**TASK DETAILS:** Restate all the material verbatim, except for the pictures.
>> Start
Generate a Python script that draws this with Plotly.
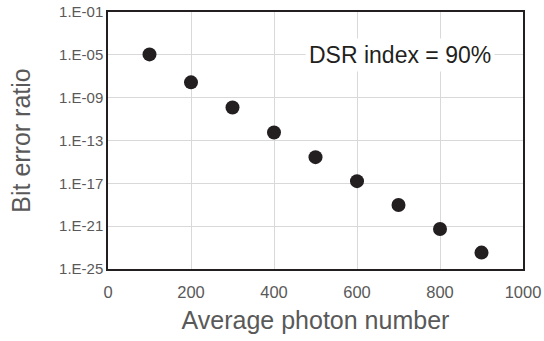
import plotly.graph_objects as go

photon_number = [100, 200, 300, 400, 500, 600, 700, 800, 900]
bit_error_ratio = [1.1e-5, 2.7e-8, 1.2e-10, 5.6e-13, 2.8e-15, 1.6e-17, 9.5e-20, 5.5e-22, 3.4e-24]
y_tick_vals = [1e-1, 1e-5, 1e-9, 1e-13, 1e-17, 1e-21, 1e-25]
y_tick_text = ["1.E-01", "1.E-05", "1.E-09", "1.E-13", "1.E-17", "1.E-21", "1.E-25"]
x_tick_vals = [0, 200, 400, 600, 800, 1000]

font_family = "Liberation Sans, Arial, sans-serif"
grey = "#595959"

fig = go.Figure()
fig.add_trace(go.Scatter(
    x=photon_number, y=bit_error_ratio, mode="markers",
    marker=dict(size=14, color="#231f20"), showlegend=False,
))

fig.add_annotation(
    x=704, y=-5, xref="x", yref="y", text="DSR index = 90%",
    showarrow=False, font=dict(family=font_family, size=23, color="#231f20"),
    bgcolor="white", borderpad=3,
)

fig.update_layout(
    width=544, height=341,
    margin=dict(l=108, r=21, t=12, b=72, autoexpand=False),
    paper_bgcolor="white", plot_bgcolor="white",
    font=dict(family=font_family, color=grey),
)
fig.update_xaxes(
    range=[0, 1000], tickvals=x_tick_vals, showgrid=True, gridcolor="#d9d9d9",
    showline=True, linecolor="#231f20", linewidth=1.5, mirror=True,
    tickfont=dict(size=16.5, color=grey), ticks="outside", ticklen=7,
    tickcolor="rgba(0,0,0,0)", zeroline=False, automargin=False,
    title=dict(text="Average photon number", font=dict(size=25, color=grey), standoff=12),
)
fig.update_yaxes(
    type="log", range=[-25, -1], tickvals=y_tick_vals, ticktext=y_tick_text,
    showgrid=True, gridcolor="#d9d9d9",
    showline=True, linecolor="#231f20", linewidth=1.5, mirror=True,
    tickfont=dict(size=15, color=grey), ticks="", zeroline=False, automargin=False,
    ticklabeloverflow="allow",
    title=dict(text="Bit error ratio", font=dict(size=25, color=grey), standoff=21),
)

# remove the page's default 8px body margin so the figure fills the window
fig.write_html(
    "out.html",
    config={"displayModeBar": False},
    post_script="document.body.style.margin='0';",
)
>> End
**WORKED SOLUTION:**
Generate a Python script that draws this with Plotly.
import plotly.graph_objects as go

photon_number = [100, 200, 300, 400, 500, 600, 700, 800, 900]
bit_error_ratio = [1.1e-5, 2.7e-8, 1.2e-10, 5.6e-13, 2.8e-15, 1.6e-17, 9.5e-20, 5.5e-22, 3.4e-24]
y_tick_vals = [1e-1, 1e-5, 1e-9, 1e-13, 1e-17, 1e-21, 1e-25]
y_tick_text = ["1.E-01", "1.E-05", "1.E-09", "1.E-13", "1.E-17", "1.E-21", "1.E-25"]
x_tick_vals = [0, 200, 400, 600, 800, 1000]

font_family = "Liberation Sans, Arial, sans-serif"
grey = "#595959"

fig = go.Figure()
fig.add_trace(go.Scatter(
    x=photon_number, y=bit_error_ratio, mode="markers",
    marker=dict(size=14, color="#231f20"), showlegend=False,
))

fig.add_annotation(
    x=704, y=-5, xref="x", yref="y", text="DSR index = 90%",
    showarrow=False, font=dict(family=font_family, size=23, color="#231f20"),
    bgcolor="white", borderpad=3,
)

fig.update_layout(
    width=544, height=341,
    margin=dict(l=108, r=21, t=12, b=72, autoexpand=False),
    paper_bgcolor="white", plot_bgcolor="white",
    font=dict(family=font_family, color=grey),
)
fig.update_xaxes(
    range=[0, 1000], tickvals=x_tick_vals, showgrid=True, gridcolor="#d9d9d9",
    showline=True, linecolor="#231f20", linewidth=1.5, mirror=True,
    tickfont=dict(size=16.5, color=grey), ticks="outside", ticklen=7,
    tickcolor="rgba(0,0,0,0)", zeroline=False, automargin=False,
    title=dict(text="Average photon number", font=dict(size=25, color=grey), standoff=12),
)
fig.update_yaxes(
    type="log", range=[-25, -1], tickvals=y_tick_vals, ticktext=y_tick_text,
    showgrid=True, gridcolor="#d9d9d9",
    showline=True, linecolor="#231f20", linewidth=1.5, mirror=True,
    tickfont=dict(size=15, color=grey), ticks="", zeroline=False, automargin=False,
    ticklabeloverflow="allow",
    title=dict(text="Bit error ratio", font=dict(size=25, color=grey), standoff=21),
)

# remove the page's default 8px body margin so the figure fills the window
fig.write_html(
    "out.html",
    config={"displayModeBar": False},
    post_script="document.body.style.margin='0';",
)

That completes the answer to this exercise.